Nonetheless, C++ has a number of interesting features. C++ has an interesting type system (which works, despite whiners who tend to always call out reinterpret_casts examples in order to argue it doesn't), some meta-coding features (templates, mixins), some support for object orientation (virtual dispatching, inheritance, polymorphism), error-handling through exceptions and, more recently, some functional programming support. Neither of these features are pristine-perfect; actually, many of them contains caveats and misdesigns, but most of them can be well circumvented with some discipline and practical knowledge. Small to mid-sized projects rarely touches C++ limitations in this aspect. Large projects employ pragmatic solutions (precompiled headers, modularization inside sub-libraries) for reducing the overall development complexity and gaining team productivity. Note that one of the most common denounced problems in C++ -- freestore memory management -- is actually rarely an issue; heap allocation is comparatively less used than stack allocation and, whenever it is used, programmers employ well-known tricks (shared and auto pointers) to handle them safely.

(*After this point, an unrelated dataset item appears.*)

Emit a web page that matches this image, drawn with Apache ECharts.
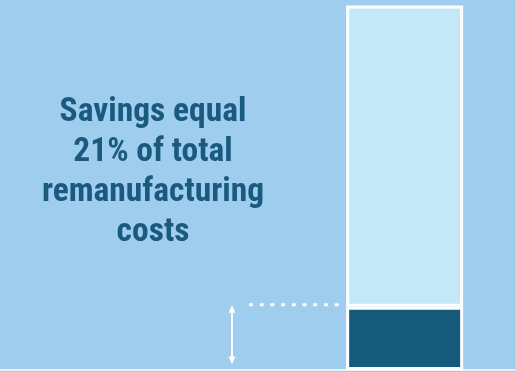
<!DOCTYPE html>
<html>
<head>
<meta charset="utf-8">
<script src="https://cdn.jsdelivr.net/npm/echarts@6/dist/echarts.min.js"></script>
<style>
html,body{margin:0;padding:0;background:#9ecdee;}
#c{width:515px;height:372px;}
</style>
</head>
<body>
<div id="c"></div>
<script>
// Data
const categories = ['', '', '', '', '', 'Total', ''];
const savings = [null, null, null, null, null, 21, null];
const remanufacturingCosts = [null, null, null, null, null, 100, null];
const annotationLines = ['Savings equal', '21% of total', 'remanufacturing', 'costs'];

const BG = '#9ecdee', LIGHT = '#c5e8f9', DARK = '#165a7b', TEXT = '#1a5a7e';
const FONT = "'Roboto Condensed', 'DejaVu Sans Condensed', 'Liberation Sans Narrow', Roboto, sans-serif";

const chart = echarts.init(document.getElementById('c'), null, {renderer: 'canvas'});
chart.setOption({
  backgroundColor: BG,
  animation: false,
  grid: {left: 0, right: 0, top: 5.5, bottom: 2},
  title: {
    text: annotationLines.join('\n'),
    left: 148, top: 87, textAlign: 'center',
    textStyle: {color: TEXT, fontFamily: FONT, fontWeight: 'bold', fontSize: 33.5, lineHeight: 40.3}
  },
  xAxis: {
    type: 'category', data: categories,
    axisLine: {show: true, lineStyle: {color: '#e6f4fc', width: 2}},
    axisTick: {show: false}, axisLabel: {show: false}
  },
  yAxis: {type: 'value', min: 0, max: 121, show: false, splitLine: {show: false}},
  series: [
    {name: 'Savings', type: 'bar', stack: 't', data: savings, barWidth: 117,
     itemStyle: {color: DARK, borderColor: '#ffffff', borderWidth: 3}},
    {name: 'Remanufacturing costs', type: 'bar', stack: 't', data: remanufacturingCosts, barWidth: 117,
     itemStyle: {color: LIGHT, borderColor: '#ffffff', borderWidth: 3}}
  ]
});

const yTop = chart.convertToPixel({yAxisIndex: 0}, savings[5]);
const yBase = chart.convertToPixel({yAxisIndex: 0}, 0);
const barLeft = chart.convertToPixel({xAxisIndex: 0}, 5) - 117 / 2;
const ax = 232;
chart.setOption({
  graphic: [
    {type: 'line', shape: {x1: 249, y1: yTop - 2, x2: barLeft - 1, y2: yTop - 2},
     style: {stroke: '#ffffff', lineWidth: 3, lineDash: [4, 6.7]}},
    {type: 'line', shape: {x1: ax, y1: yTop + 2, x2: ax, y2: yBase - 9},
     style: {stroke: '#ffffff', lineWidth: 2}},
    {type: 'polygon', shape: {points: [[ax, yTop - 1.5], [ax - 3.5, yTop + 6], [ax + 3.5, yTop + 6]]},
     style: {fill: '#ffffff'}},
    {type: 'polygon', shape: {points: [[ax, yBase - 6], [ax - 3.5, yBase - 13.5], [ax + 3.5, yBase - 13.5]]},
     style: {fill: '#ffffff'}}
  ]
});
</script>
</body>
</html>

Even the C++ most idiosyncratic features have good practical usages. Templates are adequate for container libraries and type-generic functions. Multiple inheritance is a form of additively changing classes' behaviors, making them "be" several things at once, much similar to Java's "interfaces". References allow for pointer semantics when needed and without syntax issues (one can change from one to other when appropriate). Inner classes and namespaces elegantly wraps concepts inside a name or a class. "Friends" solve the very nasty problem of lack of modularization by roughly providing "package visibility" to (hopefully related) classes. Operator overloading increments semantics when used adequately, and so on. Good sense is imperative when using many of these features: a misused feature does not turn it into a design problem by itself, but the programmer's frustrations tend to aggravate bad feelings towards the language when problems arise.

Not that the decision of making C++ the all-in-one language is good, I particularly find that terrible. Even more, I believe "multiparadigm" languages are a priori ill-designed, since mixing different thinking processes inside the same syntax structure and execution environment is inherently bad. C++ programmers tend to have "idioms", which is a consequence of the forementioned fact: every C++ programmer (and thus every C++ program) has a particular trait, a projection of the programmer's known idioms in the source code, which in practice makes reading C++ a very complex task, and thus heightens the barriers of code integration and reuse.

In summary: C++ is not a (too) bad language, although it surely could be better (and C++11 did not evolve a bit in this sense). The main problem with C++ is that it gives a vast possibility of writing very bad and difficult-to-integrate code, and, what is worse, sometimes the community tend to regard such code as "expert" code (such as Boost, which is one of the most extreme abominations and ill-designed libraries known to me so far), but, again, this is community propaganda. On the other hand, C++ gives an adequate toolset for the programmer to drastically increase his productivity, at least when compared with other groundbase languages, such as C. Also, there are excellent frameworks for C++ (Nokia's Qt comes to my mind) that allows very quick development and deploy of extensively complex projects. Just look around: there are some brilliant (and beautiful) C++-written programs and libraries for use.